Until last year, Carilion officials thought one way of fulfilling that obligation was hounding people with unpaid medical bills in court.
In a way, those officials were correct. If the hospital allowed patients who can afford care to get away without paying for it, those costs simply shift to everyone else.
But, as a series of articles by The Roanoke Times' Laurence Hammack revealed last year, the hospital was not just going after those who could afford to pay.
Every week, the health care giant was taking dozens of people to court -- so many people that Roanoke General District Court set aside a day every week just to deal with nonpayment claims brought by the hospital.
Between 2003 and 2007, Carilion accounted for 40 percent of the total judgments in that court.
In reaction to the blistering criticism that followed those stories, Carilion changed its charity care policy and implemented measures to ensure that it did not take people who should have qualified for free care to court over unpaid bills.
Hammack published a follow-up article last Sunday strongly suggesting Carilion's efforts have been successful.
Between January and September of 2008, Carilion received more than 10,000 judgments in bad debt cases.
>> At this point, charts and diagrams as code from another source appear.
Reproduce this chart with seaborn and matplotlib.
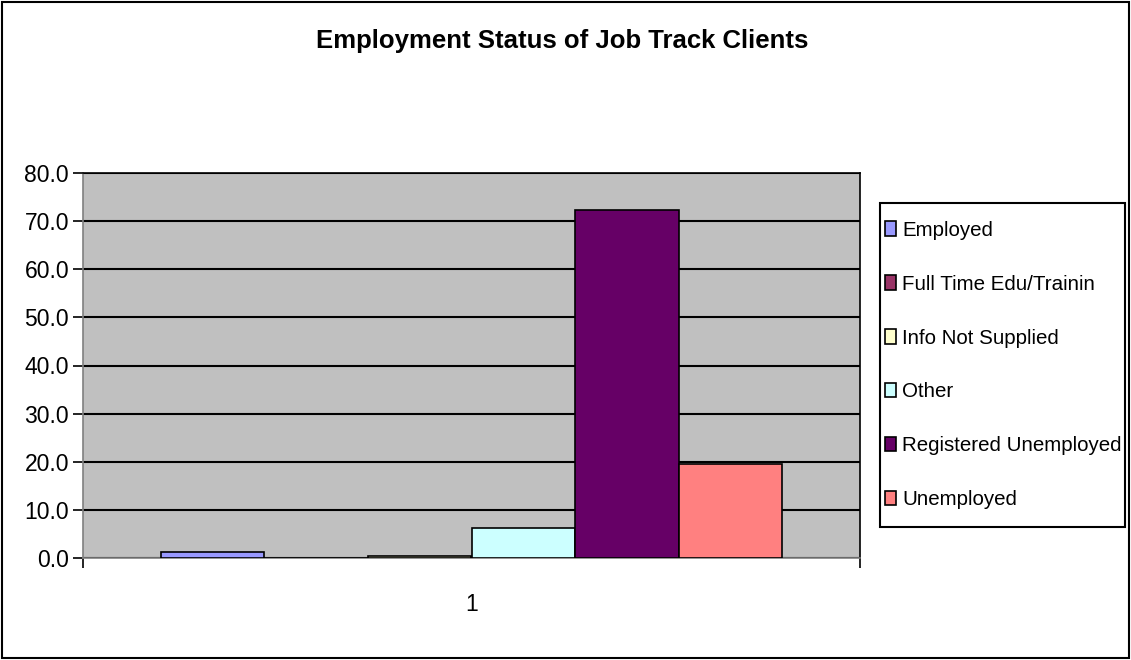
import matplotlib
matplotlib.use("Agg")
import matplotlib.pyplot as plt
import matplotlib.patches as mpatches
import seaborn as sns
import pandas as pd

categories = ["Employed", "Full Time Edu/Trainin", "Info Not Supplied", "Other",
              "Registered Unemployed", "Unemployed"]
values = [1.2, 0.0, 0.5, 6.2, 72.3, 19.5]
group_labels = ["1"]
colors = ["#9999FF", "#993366", "#FFFFCC", "#CCFFFF", "#660066", "#FF8080"]
y_ticks = [0, 10, 20, 30, 40, 50, 60, 70, 80]

sns.set_theme(style="white")
plt.rcParams["font.family"] = ["Liberation Sans", "DejaVu Sans"]
for k in ["text.color", "axes.labelcolor", "xtick.color", "ytick.color"]:
    plt.rcParams[k] = "black"

df = pd.DataFrame({"group": group_labels * len(categories),
                   "status": categories, "value": values})

fig = plt.figure(figsize=(11.31, 6.6), dpi=100)
ax = fig.add_axes([83/1131, 1-558/660, (860-83)/1131, (558-173)/660])
ax.set_facecolor("#C0C0C0")

sns.barplot(data=df, x="group", y="value", hue="status", hue_order=categories,
            palette=colors, edgecolor="black", linewidth=1.2, width=0.8,
            saturation=1, ax=ax, legend=False, zorder=3)

ax.set_ylim(0, 80)
ax.set_yticks(y_ticks)
ax.set_yticklabels([f"{v:.1f}" for v in y_ticks], fontsize=16.5)
ax.set_xlim(-0.5, 0.5)
ax.set_xticks([-0.5, 0.5], minor=True)
ax.tick_params(axis="x", which="minor", length=7, width=1.2, color="black", direction="out", bottom=True)
ax.tick_params(axis="x", which="major", length=0, labelsize=16.5, pad=25)
ax.tick_params(axis="y", length=7, width=1.2, color="black", direction="out", left=True, pad=3)
ax.set_xlabel("")
ax.set_ylabel("")
ax.yaxis.grid(True, color="black", linewidth=1.5, zorder=1)
ax.set_axisbelow(True)
for s in ax.spines.values():
    s.set_visible(True)
    s.set_color("black")
    s.set_linewidth(1.2)
ax.spines["left"].set_color("#808080")
ax.spines["bottom"].set_color("#808080")

handles = [mpatches.Rectangle((0, 0), 1, 1, facecolor=c, edgecolor="black", linewidth=1.2)
           for c in colors]
leg = fig.legend(handles, categories, loc="center left",
                 bbox_to_anchor=(885/1131, 1-365/660), bbox_transform=fig.transFigure,
                 fontsize=14.8, frameon=False,
                 handlelength=0.55, handleheight=0.7, handletextpad=0.3,
                 labelspacing=1.7, borderpad=0, borderaxespad=0)

fig.patches.append(mpatches.Rectangle((880/1131, 1-527/660), 245/1131, 324/660,
                                      transform=fig.transFigure, fill=False,
                                      edgecolor="black", linewidth=1.5))

fig.text(562/1131, 1-41/660, "Employment Status of Job Track Clients",
         ha="center", va="center", fontsize=18.5, fontweight="bold")

fig.patches.append(mpatches.Rectangle((2/1131, 2/660), 1127/1131, 656/660,
                                      transform=fig.transFigure, fill=False,
                                      edgecolor="black", linewidth=1.5))

fig.savefig("out.png", dpi=100)
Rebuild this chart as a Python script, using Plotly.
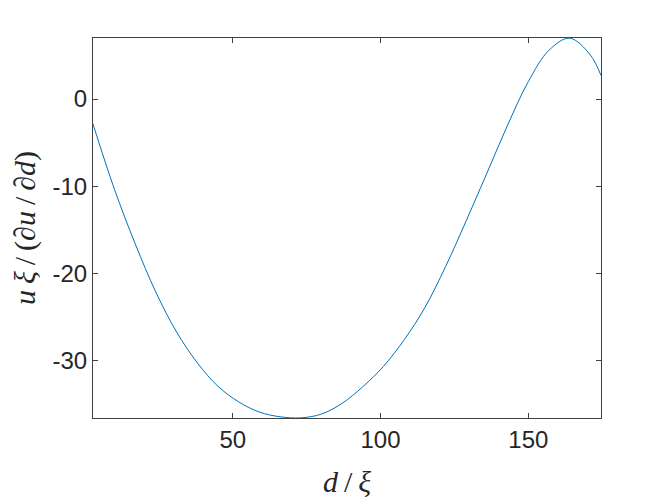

During the same period in 2009, only 2,525 judgments were filed -- a decrease of 76 percent. At the same time, Carilion has increased the amount it spends on charity care.
According to Carilion spokesman Eric Earnhart, the tremendous drop in bad debt caseload is the result of an expanded charity care policy implemented last February and use of a credit database to identify indebted patients who should have qualified for charity care.
Carilion deserves much praise for the turnaround -- though the tremendous drop in caseload does make you wonder just how many low-income patients with no money to pay expensive health care bills were taken to court, and perhaps forced into bankruptcy.
Still, it's clear that Carilion Clinic is making a real attempt, with genuine success, to provide more charity care and to pursue fewer people who can't afford to pay their bills. That's worth celebrating.